21La démarche, toute de méthode cartésienne, découvre ce principe après avoir fait table rase des esquisses antérieures. Ainsi, La Théorie positive de la comptabilité, après avoir analysé les systèmes des auteurs de l’époque (Deschamps, Lefèbvre, Léautey, etc.) et montré leurs insuffisances, construit une théorie de la comptabilité fondée sur l’économie et notamment l’œuvre de J.-B. Say.
22Ainsi qu’il l’expose avec simplicité dans Le Bilan explicite – conférence qui résume simplement sa démonstration –, l’objectif de la comptabilité et du bilan est, selon Dumarchey, d’exprimer « la situation économique d’une personne ou d’une entreprise » [10]. Dès lors, cette situation économique se décompose en trois éléments, susceptibles d’être rendus homogènes grâce à la monnaie : « […] ce que je possède et ce que l’on me doit […] mon “Actif” […] ce que je dois […] mon “Passif” » [11] et par différence, la « situation nette ». Cette décomposition a valu aux travaux de Dumarchey la qualification courante de « théorie de la situation nette ».
23Dumarchey poursuit sa démonstration en expliquant que ce bilan de forme condensée nécessite d’être explicité (d’où le titre de la conférence), car il n’en va pas de même de posséder des disponibilités ou des stocks, ou bien d’être débiteur à 30 jours ou à un an.

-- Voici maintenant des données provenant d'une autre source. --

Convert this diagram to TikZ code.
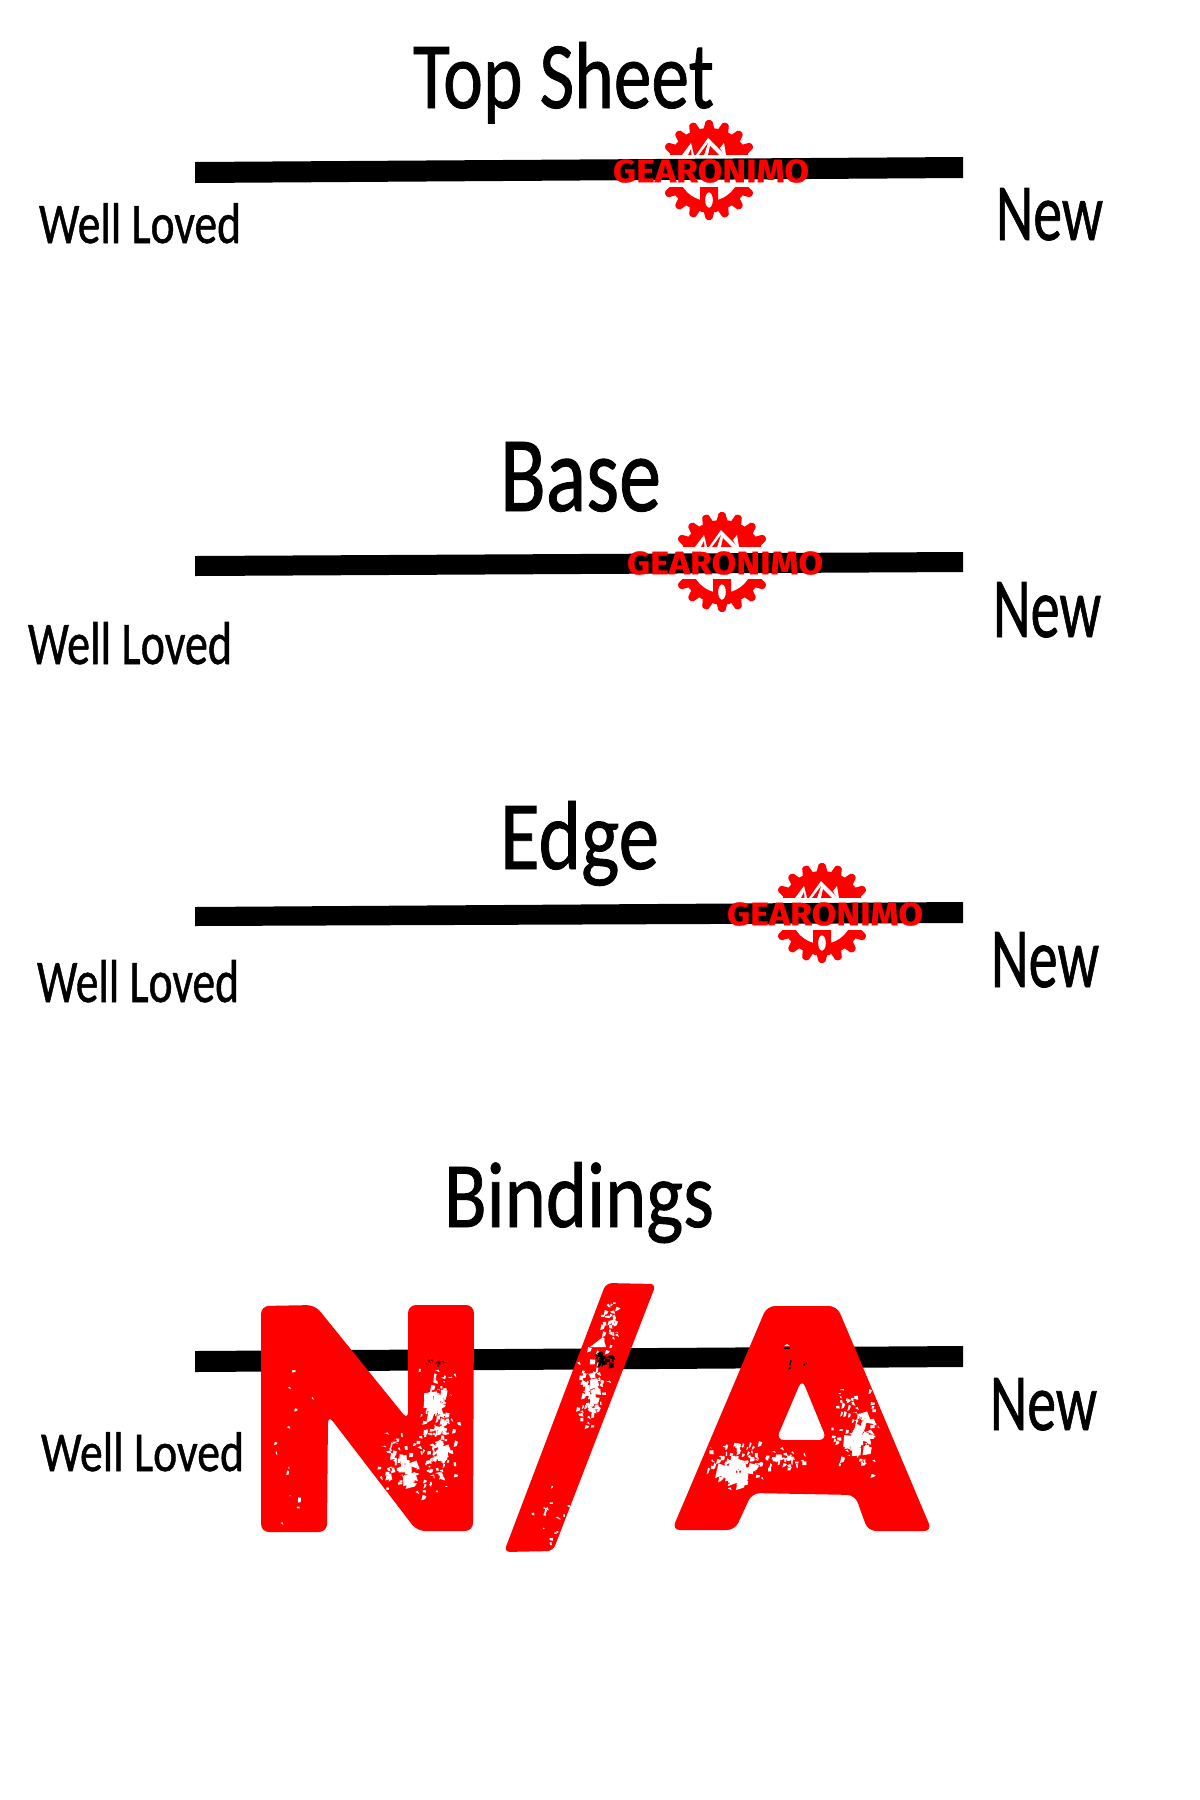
\documentclass[tikz,border=0pt]{standalone}
\usepackage{fontspec}
\setmainfont{Carlito}[FakeBold=0.9]
\newfontfamily\logofont{Fira Sans Bold}[FakeBold=0.5]
\definecolor{stampred}{RGB}{255,0,0}
% fitted text: width and height in reference pixels (1px = 0.5pt)
\newcommand{\fitted}[3]{\resizebox{\dimexpr #1pt/2\relax}{\dimexpr #2pt/2\relax}{#3}}
% scattered flecks: count, centre x, centre y, spread x, spread y, size, colour
\newcommand{\flecks}[7]{%
  \foreach \i in {1,...,#1}{%
    \pgfmathsetmacro\fx{#2+#4*(rnd+rnd-1)}%
    \pgfmathsetmacro\fy{#3+#5*(rnd+rnd-1)}%
    \pgfmathsetmacro\fa{#6*(0.4+rnd)}%
    \pgfmathsetmacro\fb{#6*(0.4+rnd)}%
    \pgfmathsetmacro\fc{#6*(rnd-0.5)}%
    \fill[#7] (\fx,\fy) -- ++(\fa,\fc) -- ++(-\fc,\fb) -- ++(-\fa,\fc) -- cycle;%
  }%
}
\tikzset{
  bar/.style={fill=black},
  stamp/.style={fill=stampred},
  label/.style={inner sep=0pt,outer sep=0pt,anchor=base west,text=black},
  logotext/.style={inner sep=0pt,outer sep=0pt,anchor=center,text=stampred,font=\logofont},
  gearlogo/.pic={
    \fill[stampred] (0,0) circle (21pt);
    \foreach \a in {90,70,50,30,-30,-50,-70,-90,-110,-130,-150,110,130,150}{
      \fill[stampred,rounded corners=0.8pt] (\a-9:39) -- (\a-3.5:50) -- (\a+3.5:50) -- (\a+9:39) -- cycle;
    }
    % lower hub
    \begin{scope}
      \clip (-52,0) rectangle (52,50);
      \fill[white] (0,0) circle (15.5pt);
    \end{scope}
    \fill[stampred,rounded corners=1pt] (-9,10) -- (9,10) -- (9,42) -- (-9,42) -- cycle;
    \fill[white] (0,30) ellipse (1.9pt and 3.8pt);
    % mountains
    \fill[white] (-1,-32) -- (-13,-15) -- (16,-15) -- cycle;
    \fill[stampred] (-10,-15) -- (-1,-27) -- (-5,-15) -- cycle;
    \fill[stampred] (1,-24) -- (10,-15) -- (-1,-15) -- cycle;
    \fill[white] (-27,-15) -- (-18,-27) -- (-15,-15) -- cycle;
    \fill[stampred] (-21,-15) -- (-18,-21) -- (-17.5,-15) -- cycle;
    \fill[white] (11,-22) -- (15,-27) -- (17,-15) -- (15,-15) -- cycle;
    % band behind the lettering
    \fill[white] (-52,-15) rectangle (52,17);
  }
}
\begin{document}
\begin{tikzpicture}[x=0.5pt,y=-0.5pt]
\useasboundingbox (0,0) rectangle (1200,1800);
\fill[white] (0,0) rectangle (1200,1800);

% gears under the bars
\pic at (709,170) {gearlogo};
\pic at (722,562) {gearlogo};
\pic at (822,913) {gearlogo};

% bars
\fill[bar] (195,162) -- (963,157) -- (963,178) -- (195,183) -- cycle;
\fill[bar] (195,556) -- (963,552) -- (963,572) -- (195,576) -- cycle;
\fill[bar] (195,907) -- (963,902) -- (963,923) -- (195,926) -- cycle;
\fill[bar] (195,1351) -- (963,1346) -- (963,1367) -- (195,1372) -- cycle;

% logo lettering
\node[logotext] (logoa) at (711,171) {\fitted{196}{23}{GEARONIMO}};
\node[logotext] (logob) at (725,563) {\fitted{196}{23}{GEARONIMO}};
\node[logotext] (logoc) at (825,914) {\fitted{196}{23}{GEARONIMO}};

% titles
\node[label] (topsheet) at (413,108) {\fitted{301}{66}{Top Sheet}};
\node[label] (base) at (500,511) {\fitted{161}{69}{Base}};
\node[label] (edge) at (500,869) {\fitted{159}{68}{Edge}};
\node[label] (bindings) at (444,1227) {\fitted{270}{65}{Bindings}};

% scale ends
\node[label] (wla) at (39,243) {\fitted{202}{40}{Well Loved}};
\node[label] (wlb) at (28,664) {\fitted{204}{42}{Well Loved}};
\node[label] (wlc) at (37,1002) {\fitted{202}{42}{Well Loved}};
\node[label] (wld) at (41,1471) {\fitted{203}{39}{Well Loved}};
\node[label] (newa) at (996,240) {\fitted{107}{52}{New}};
\node[label] (newb) at (993,637) {\fitted{108}{55}{New}};
\node[label] (newc) at (991,987) {\fitted{108}{55}{New}};
\node[label] (newd) at (990,1430) {\fitted{107}{52}{New}};

% N/A stamp
\fill[stamp,rounded corners=4pt]
  (261,1306) -- (315,1305) -- (408,1420) -- (408,1305) -- (474,1305) -- (473,1531)
  -- (417,1531) -- (328,1415) -- (327,1532) -- (261,1532) -- cycle;
\fill[stamp,rounded corners=3pt]
  (606,1283) -- (656,1284) -- (553,1551) -- (504,1552) -- cycle;
\fill[stamp,even odd rule,rounded corners=4pt]
  (767,1306) -- (837,1306) -- (932,1531) -- (868,1531) -- (855,1495) -- (752,1493)
  -- (735,1530) -- (672,1530) -- cycle
  (802,1379) -- (827,1440) -- (776,1440) -- cycle;

\pgfmathsetseed{4242}
% N flecks
\flecks{70}{437}{1410}{22}{46}{3}{white}
\flecks{70}{436}{1460}{20}{40}{3}{white}
\flecks{60}{398}{1465}{24}{34}{3}{white}
\flecks{18}{432}{1400}{12}{22}{7}{white}
\flecks{14}{438}{1445}{8}{22}{7}{white}
\flecks{14}{402}{1465}{12}{18}{7}{white}
\flecks{8}{432}{1362}{12}{6}{1.8}{black}
\flecks{14}{290}{1440}{24}{90}{2.5}{white}
% slash flecks
\flecks{30}{612}{1322}{14}{26}{3}{white}
\flecks{70}{590}{1395}{20}{55}{3}{white}
\flecks{14}{590}{1385}{8}{30}{6}{white}
\flecks{16}{550}{1510}{24}{40}{2.5}{white}
\flecks{30}{603}{1359}{11}{8}{3.5}{black}
\fill[white] (590,1347) -- (603,1337) -- (606,1347) -- cycle;
% A flecks
\flecks{80}{738}{1462}{36}{30}{3}{white}
\flecks{22}{735}{1465}{18}{12}{7}{white}
\flecks{45}{780}{1458}{28}{11}{3}{white}
\flecks{80}{855}{1430}{26}{46}{3}{white}
\flecks{22}{855}{1430}{14}{20}{8}{white}
\fill[black] (784,1347) rectangle (790,1348.5);
\fill[white] (784,1346) -- (787,1344) -- (790,1346) -- cycle;
\flecks{6}{800}{1362}{18}{5}{2}{black}
\end{tikzpicture}
\end{document}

Il présente donc la décomposition du bilan :
- tout d’abord en ce qui concerne l’actif : « 1) Le groupe des capitaux disponibles ; 2) Le groupe des capitaux de roulement ; 3) Le groupe des capitaux fixes » ;
- puis en ce qui concerne le passif: « Le groupe des dettes échues », « Le groupe des dettes à échoir » ;
- enfin, en ce qui concerne la situation nette : du côté du passif : « La situation nette active initiale (capital) », « Les réserves », « Les bénéfices de la période » ; et du côté de l’actif : « Le déficit initial », « Les pertes de la période » [12].
24La démonstration de Dumarchey est menée avec le souci de la méthode cartésienne : toujours décomposer les situations complexes en éléments simples, pour ensuite remonter à une situation simplement compliquée.
25Par ailleurs, manifestement accoutumé aux approches scientifiques des naturalistes et autres physiciens [13], il insiste sur les conditions de validité des classifications : homogénéité des termes, néanmoins distincts et indépendants, et rangement en série desdits termes.
26Le Bilan explicite présentait la question simplement, à l’occasion d’une conférence à l’Association des comptables de Roanne : La Théorie positive de la comptabilité, La Comptabilité moderne s’adressent pour leur part à des acteurs nettement plus « érudits », « avides […] de théories transcendantes » comme le soulignera plus tard le rédacteur en chef de La Comptabilité [14].
27La Théorie positive de la comptabilité suit ainsi le déroulement ci-après (titres en italique) :
- Position du problème comptable (52 p. ) : étude des travaux des économistes (Say, Courcelle-Seneuil, Proudhon) et des comptables (Deschamps, Lefèvre, Cerboni, Léautey et Guibault)
- Théorie de la valeur (35 p. ) : la valeur est la pierre angulaire de la comptabilité. Référence est faite aux analyses de Smith et Say sur la valeur (sociale, en usage, d’utilité) et le prix, sur les fondements de la valeur (travail, capital, propriété) et sur la convention monétaire, pour présenter une théorie positive statistique et dynamique de la valeur. Celle-ci est complétée d’une définition économique du produit (« une classe d’unités de valeur variable dans l’espace et dans le temps »), la « production » étant définie comme l’intervention humaine qui fait d’une chose une « utilité », c’est-à-dire qu’elle est susceptible de concourir à la satisfaction d’un besoin humain.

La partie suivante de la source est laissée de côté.